Calum Petrie reviews Dishonored: The Peeress and the Price…
After playing the first Dishonored back in 2012, I thought the game overall was enjoyable but needed refined. More than anything though, I wanted an expansion on the lore and more of the world that game is set within. I got taste of what I wanted with Dishonored 2, though the comic book additions to the lore seem to be giving me a much more direct hit of that information I want.
Dishonored: The Peeress and the Price is a standalone story that takes place after the events of Dishonored 2 and separate from the events of Dishonored: Death of the Outsider. The canon story for the series at this point is that Corvo was taken prisoner during the events of the second game and stripped of his abilities while Emily gains the Outsider’s gifts. Her Dark Gifts make her a person to be reckoned with, coupled with her natural fighting ability learned from her father; that makes her a force of nature.

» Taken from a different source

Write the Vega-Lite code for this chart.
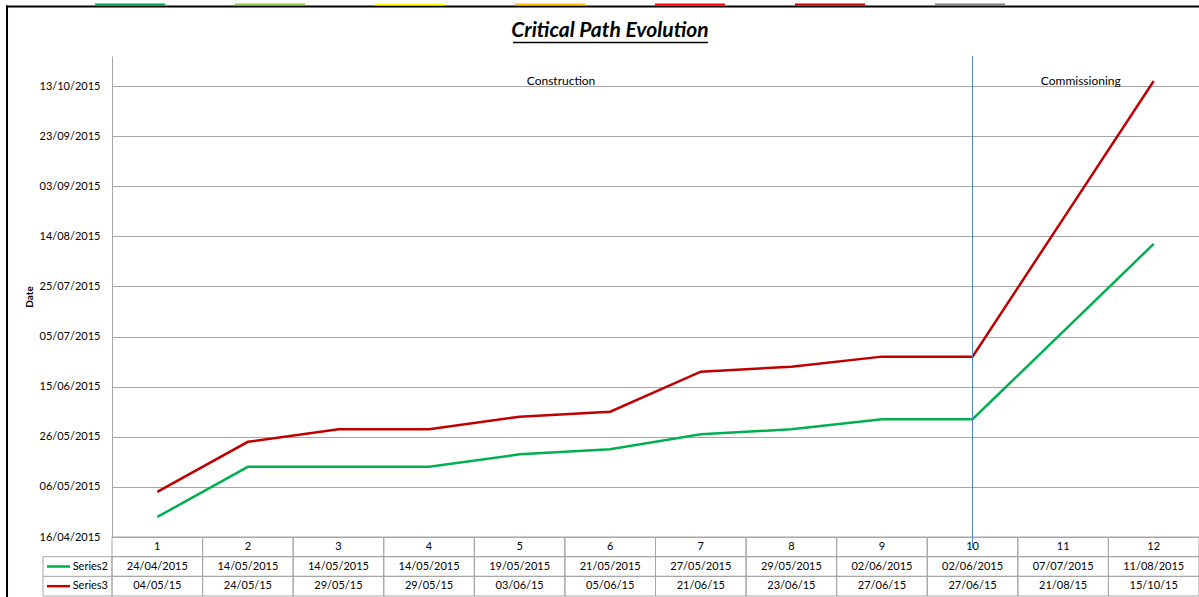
{
  "$schema": "https://vega.github.io/schema/vega-lite/v6.json",
  "width": 1087,
  "height": 481,
  "autosize": {"type": "none"},
  "padding": {"left": 112, "top": 56, "right": 0, "bottom": 60},
  "background": "white",
  "config": {"font": "Lato", "view": {"stroke": null}, "text": {"font": "Lato", "color": "#000000"}},
  "title": {"text": "Critical Path Evolution", "font": "Lato", "fontSize": 21, "fontWeight": "bold", "fontStyle": "italic", "color": "#000000", "anchor": "middle", "frame": "group", "dx": -45.5, "dy": 71.3, "offset": 17, "baseline": "alphabetic"},
  "datasets": {
    "pts": [
      {"step": 1, "series": "Series2", "date": "2015-04-24"},
      {"step": 2, "series": "Series2", "date": "2015-05-14"},
      {"step": 3, "series": "Series2", "date": "2015-05-14"},
      {"step": 4, "series": "Series2", "date": "2015-05-14"},
      {"step": 5, "series": "Series2", "date": "2015-05-19"},
      {"step": 6, "series": "Series2", "date": "2015-05-21"},
      {"step": 7, "series": "Series2", "date": "2015-05-27"},
      {"step": 8, "series": "Series2", "date": "2015-05-29"},
      {"step": 9, "series": "Series2", "date": "2015-06-02"},
      {"step": 10, "series": "Series2", "date": "2015-06-02"},
      {"step": 11, "series": "Series2", "date": "2015-07-07"},
      {"step": 12, "series": "Series2", "date": "2015-08-11"},
      {"step": 1, "series": "Series3", "date": "2015-05-04"},
      {"step": 2, "series": "Series3", "date": "2015-05-24"},
      {"step": 3, "series": "Series3", "date": "2015-05-29"},
      {"step": 4, "series": "Series3", "date": "2015-05-29"},
      {"step": 5, "series": "Series3", "date": "2015-06-03"},
      {"step": 6, "series": "Series3", "date": "2015-06-05"},
      {"step": 7, "series": "Series3", "date": "2015-06-21"},
      {"step": 8, "series": "Series3", "date": "2015-06-23"},
      {"step": 9, "series": "Series3", "date": "2015-06-27"},
      {"step": 10, "series": "Series3", "date": "2015-06-27"},
      {"step": 11, "series": "Series3", "date": "2015-08-21"},
      {"step": 12, "series": "Series3", "date": "2015-10-15"}
    ],
    "notes": [
      {"label": "Construction", "pos": 5.457, "date": "2015-10-13"},
      {"label": "Commissioning", "pos": 11.195, "date": "2015-10-13"}
    ],
    "legend": [
      {"series": "Series2"},
      {"series": "Series3"}
    ],
    "swatches": [
      {"name": "Green", "from": 0.312, "to": 1.085},
      {"name": "Light green", "from": 1.858, "to": 2.631},
      {"name": "Yellow", "from": 3.403, "to": 4.176},
      {"name": "Orange", "from": 4.949, "to": 5.722},
      {"name": "Red", "from": 6.494, "to": 7.267},
      {"name": "Dark red", "from": 8.040, "to": 8.813},
      {"name": "Grey", "from": 9.586, "to": 10.358}
    ],
    "one": [{"k": 1}]
  },
  "resolve": {"scale": {"y": "independent", "color": "independent"}},
  "layer": [
    {
      "layer": [
        {
          "data": {"name": "pts"},
          "mark": {"type": "line", "strokeWidth": 2.5},
          "encoding": {
            "x": {"field": "step", "type": "quantitative", "scale": {"domain": [0.5, 12.5], "nice": false, "zero": false}, "axis": null},
            "y": {
              "field": "date", "type": "temporal", "title": "Date",
              "scale": {"type": "utc", "nice": false, "domain": [{"year": 2015, "month": 4, "date": 16, "utc": true}, {"year": 2015, "month": 10, "date": 25, "utc": true}]},
              "axis": {
                "values": [
                  {"year": 2015, "month": 4, "date": 16, "utc": true},
                  {"year": 2015, "month": 5, "date": 6, "utc": true},
                  {"year": 2015, "month": 5, "date": 26, "utc": true},
                  {"year": 2015, "month": 6, "date": 15, "utc": true},
                  {"year": 2015, "month": 7, "date": 5, "utc": true},
                  {"year": 2015, "month": 7, "date": 25, "utc": true},
                  {"year": 2015, "month": 8, "date": 14, "utc": true},
                  {"year": 2015, "month": 9, "date": 3, "utc": true},
                  {"year": 2015, "month": 9, "date": 23, "utc": true},
                  {"year": 2015, "month": 10, "date": 13, "utc": true}
                ],
                "format": "%d/%m/%Y", "grid": true, "gridColor": "#a6a6a6", "gridWidth": 1,
                "domainColor": "#a6a6a6", "ticks": false, "labelPadding": 12, "labelFontSize": 11,
                "labelColor": "#000000", "labelFont": "Lato", "titleFont": "Lato", "titleFontSize": 10,
                "titleFontWeight": "bold", "titleColor": "#000000", "titlePadding": 5
              }
            },
            "color": {"field": "series", "type": "nominal", "scale": {"domain": ["Series2", "Series3"], "range": ["#00b050", "#c00000"]}, "legend": null},
            "order": {"field": "step", "type": "quantitative"}
          }
        },
        {
          "data": {"name": "notes"},
          "mark": {"type": "text", "fontSize": 12, "baseline": "alphabetic", "dy": -1},
          "encoding": {
            "x": {"field": "pos", "type": "quantitative", "scale": {"domain": [0.5, 12.5], "nice": false, "zero": false}},
            "y": {"field": "date", "type": "temporal"},
            "text": {"field": "label"}
          }
        }
      ]
    },
    {
      "layer": [
        {
          "data": {"name": "pts"},
          "transform": [{"filter": "datum.series === 'Series2'"}],
          "mark": {"type": "rect", "filled": false, "stroke": "#a6a6a6", "strokeWidth": 1, "width": 90.583, "height": 19.67},
          "encoding": {
            "x": {"field": "step", "type": "quantitative", "scale": {"domain": [0.5, 12.5], "nice": false, "zero": false}},
            "y": {"datum": -0.5, "type": "quantitative", "scale": {"domain": [0, 24.45], "nice": false, "zero": false}, "axis": null}
          }
        },
        {
          "data": {"name": "pts"},
          "transform": [{"filter": "datum.series === 'Series2'"}],
          "mark": {"type": "text", "fontSize": 11},
          "encoding": {
            "x": {"field": "step", "type": "quantitative", "scale": {"domain": [0.5, 12.5], "nice": false, "zero": false}},
            "y": {"datum": -0.5, "type": "quantitative", "scale": {"domain": [0, 24.45], "nice": false, "zero": false}, "axis": null},
            "text": {"field": "step", "type": "quantitative"}
          }
        },
        {
          "data": {"name": "pts"},
          "transform": [{"filter": "datum.series === 'Series2'"}],
          "mark": {"type": "rect", "filled": false, "stroke": "#a6a6a6", "strokeWidth": 1, "width": 90.583, "height": 19.67},
          "encoding": {
            "x": {"field": "step", "type": "quantitative", "scale": {"domain": [0.5, 12.5], "nice": false, "zero": false}},
            "y": {"datum": -1.5, "type": "quantitative", "scale": {"domain": [0, 24.45], "nice": false, "zero": false}, "axis": null}
          }
        },
        {
          "data": {"name": "pts"},
          "transform": [{"filter": "datum.series === 'Series2'"}],
          "mark": {"type": "text", "fontSize": 11},
          "encoding": {
            "x": {"field": "step", "type": "quantitative", "scale": {"domain": [0.5, 12.5], "nice": false, "zero": false}},
            "y": {"datum": -1.5, "type": "quantitative", "scale": {"domain": [0, 24.45], "nice": false, "zero": false}, "axis": null},
            "text": {"field": "date", "type": "temporal", "timeUnit": "utcyearmonthdate", "format": "%d/%m/%Y"}
          }
        },
        {
          "data": {"name": "pts"},
          "transform": [{"filter": "datum.series === 'Series3'"}],
          "mark": {"type": "rect", "filled": false, "stroke": "#a6a6a6", "strokeWidth": 1, "width": 90.583, "height": 19.67},
          "encoding": {
            "x": {"field": "step", "type": "quantitative", "scale": {"domain": [0.5, 12.5], "nice": false, "zero": false}},
            "y": {"datum": -2.5, "type": "quantitative", "scale": {"domain": [0, 24.45], "nice": false, "zero": false}, "axis": null}
          }
        },
        {
          "data": {"name": "pts"},
          "transform": [{"filter": "datum.series === 'Series3'"}],
          "mark": {"type": "text", "fontSize": 11},
          "encoding": {
            "x": {"field": "step", "type": "quantitative", "scale": {"domain": [0.5, 12.5], "nice": false, "zero": false}},
            "y": {"datum": -2.5, "type": "quantitative", "scale": {"domain": [0, 24.45], "nice": false, "zero": false}, "axis": null},
            "text": {"field": "date", "type": "temporal", "timeUnit": "utcyearmonthdate", "format": "%d/%m/%y"}
          }
        },
        {
          "data": {"name": "one"},
          "mark": {"type": "rect", "filled": false, "stroke": "#a6a6a6", "strokeWidth": 1},
          "encoding": {
            "x": {"datum": -0.2617, "type": "quantitative", "scale": {"domain": [0.5, 12.5], "nice": false, "zero": false}},
            "x2": {"datum": 0.5},
            "y": {"datum": -1, "type": "quantitative", "scale": {"domain": [0, 24.45], "nice": false, "zero": false}, "axis": null},
            "y2": {"datum": -3}
          }
        },
        {
          "data": {"name": "one"},
          "mark": {"type": "rule", "stroke": "#a6a6a6", "strokeWidth": 1},
          "encoding": {
            "x": {"datum": -0.2617, "type": "quantitative", "scale": {"domain": [0.5, 12.5], "nice": false, "zero": false}},
            "x2": {"datum": 0.5},
            "y": {"datum": -2, "type": "quantitative", "scale": {"domain": [0, 24.45], "nice": false, "zero": false}, "axis": null}
          }
        },
        {
          "data": {"name": "one"},
          "mark": {"type": "rule", "stroke": "#00b050", "strokeWidth": 2.5},
          "encoding": {
            "x": {"datum": -0.2176, "type": "quantitative", "scale": {"domain": [0.5, 12.5], "nice": false, "zero": false}},
            "x2": {"datum": 0.0363},
            "y": {"datum": -1.5, "type": "quantitative", "scale": {"domain": [0, 24.45], "nice": false, "zero": false}, "axis": null}
          }
        },
        {
          "data": {"name": "one"},
          "mark": {"type": "rule", "stroke": "#c00000", "strokeWidth": 2.5},
          "encoding": {
            "x": {"datum": -0.2176, "type": "quantitative", "scale": {"domain": [0.5, 12.5], "nice": false, "zero": false}},
            "x2": {"datum": 0.0363},
            "y": {"datum": -2.5, "type": "quantitative", "scale": {"domain": [0, 24.45], "nice": false, "zero": false}, "axis": null}
          }
        },
        {
          "data": {"name": "legend"},
          "transform": [{"filter": "datum.series === 'Series2'"}],
          "mark": {"type": "text", "fontSize": 11, "align": "right"},
          "encoding": {
            "x": {"datum": 0.4558, "type": "quantitative", "scale": {"domain": [0.5, 12.5], "nice": false, "zero": false}},
            "y": {"datum": -1.5, "type": "quantitative", "scale": {"domain": [0, 24.45], "nice": false, "zero": false}, "axis": null},
            "text": {"field": "series"}
          }
        },
        {
          "data": {"name": "legend"},
          "transform": [{"filter": "datum.series === 'Series3'"}],
          "mark": {"type": "text", "fontSize": 11, "align": "right"},
          "encoding": {
            "x": {"datum": 0.4558, "type": "quantitative", "scale": {"domain": [0.5, 12.5], "nice": false, "zero": false}},
            "y": {"datum": -2.5, "type": "quantitative", "scale": {"domain": [0, 24.45], "nice": false, "zero": false}, "axis": null},
            "text": {"field": "series"}
          }
        },
        {
          "data": {"name": "one"},
          "mark": {"type": "rule", "stroke": "#4f81bd", "strokeWidth": 1},
          "encoding": {
            "x": {"datum": 10, "type": "quantitative", "scale": {"domain": [0.5, 12.5], "nice": false, "zero": false}},
            "y": {"datum": -0.56, "type": "quantitative", "scale": {"domain": [0, 24.45], "nice": false, "zero": false}, "axis": null},
            "y2": {"datum": 24.45}
          }
        },
        {
          "data": {"name": "one"},
          "mark": {"type": "rule", "stroke": "#000000", "strokeWidth": 2},
          "encoding": {
            "x": {"datum": -0.659, "type": "quantitative", "scale": {"domain": [0.5, 12.5], "nice": false, "zero": false}},
            "y": {"datum": -3.3, "type": "quantitative", "scale": {"domain": [0, 24.45], "nice": false, "zero": false}, "axis": null},
            "y2": {"datum": 27.02}
          }
        },
        {
          "data": {"name": "one"},
          "mark": {"type": "rule", "stroke": "#000000", "strokeWidth": 2},
          "encoding": {
            "x": {"datum": -0.67, "type": "quantitative", "scale": {"domain": [0.5, 12.5], "nice": false, "zero": false}},
            "x2": {"datum": 12.6},
            "y": {"datum": 26.97, "type": "quantitative", "scale": {"domain": [0, 24.45], "nice": false, "zero": false}, "axis": null}
          }
        },
        {
          "data": {"name": "swatches"},
          "mark": {"type": "rule", "strokeWidth": 2},
          "encoding": {
            "x": {"field": "from", "type": "quantitative", "scale": {"domain": [0.5, 12.5], "nice": false, "zero": false}},
            "x2": {"field": "to"},
            "y": {"datum": 27.07, "type": "quantitative", "scale": {"domain": [0, 24.45], "nice": false, "zero": false}, "axis": null},
            "color": {"field": "name", "type": "nominal", "legend": null, "scale": {"domain": ["Green", "Light green", "Yellow", "Orange", "Red", "Dark red", "Grey"], "range": ["#00a651", "#8dc63f", "#ffff00", "#ffc000", "#ff0000", "#c00000", "#7f7f7f"]}}
          }
        },
        {
          "data": {"name": "one"},
          "mark": {"type": "rule", "stroke": "#000000", "strokeWidth": 1.5},
          "encoding": {
            "x": {"datum": 4.927, "type": "quantitative", "scale": {"domain": [0.5, 12.5], "nice": false, "zero": false}},
            "x2": {"datum": 7.08},
            "y": {"datum": 25.14, "type": "quantitative", "scale": {"domain": [0, 24.45], "nice": false, "zero": false}, "axis": null}
          }
        }
      ]
    }
  ]
}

In the aftermath of the second game’s events, the empire is slowly rebuilding itself and Emily Kaldwin is making it her mission to better the lives of all her citizens. The people of the empire are looking to instate a democracy rather than a monarchy; things are getting a little heated in the city of Dunwall as tensions grow strained.
There is also a mysterious gang of rat-masked terrorists slaughtering innocents and obliterating the reconstruction projects within Dunwall. Emily and Corvo hunt down the gang, only to be led into a trap, leaving Corvo gravely injured. Emily is fuelled by rage and duty to take on the rat gang and their mysterious leader by employing her powers from the Outsider, her diplomacy from her mother and the years of training from her dad.
The Peeress and the Price is more a two-part story of Emily breaking out to become the stand out figure within the series. The story is not so much about Crovo stepping back as the main protagonist of the series; rather Emily takes the reigns and shows that her ability to lead is noble and true.
Emily’s confrontation with the rat gang’s leader is a moment of triumph for the character, yet an anti-climax for the reader. The biggest problem with this series is that it does not do that great a deal to set up a further story or to lead us in a direction where we should be thinking for ourselves. This series is more about fan service and delivering more storyline with the characters we like rather than showing them heading in a new direction. Emily was clearly set up as a capable and able strong female lead in Dishonored 2; this is more of the same in a much shorter and less interactive manner.
I am not saying my time spent with these familiar characters have not been enjoyed. I just expected a hint at what was next for the series rather than some kind of comic book epilogue to the game.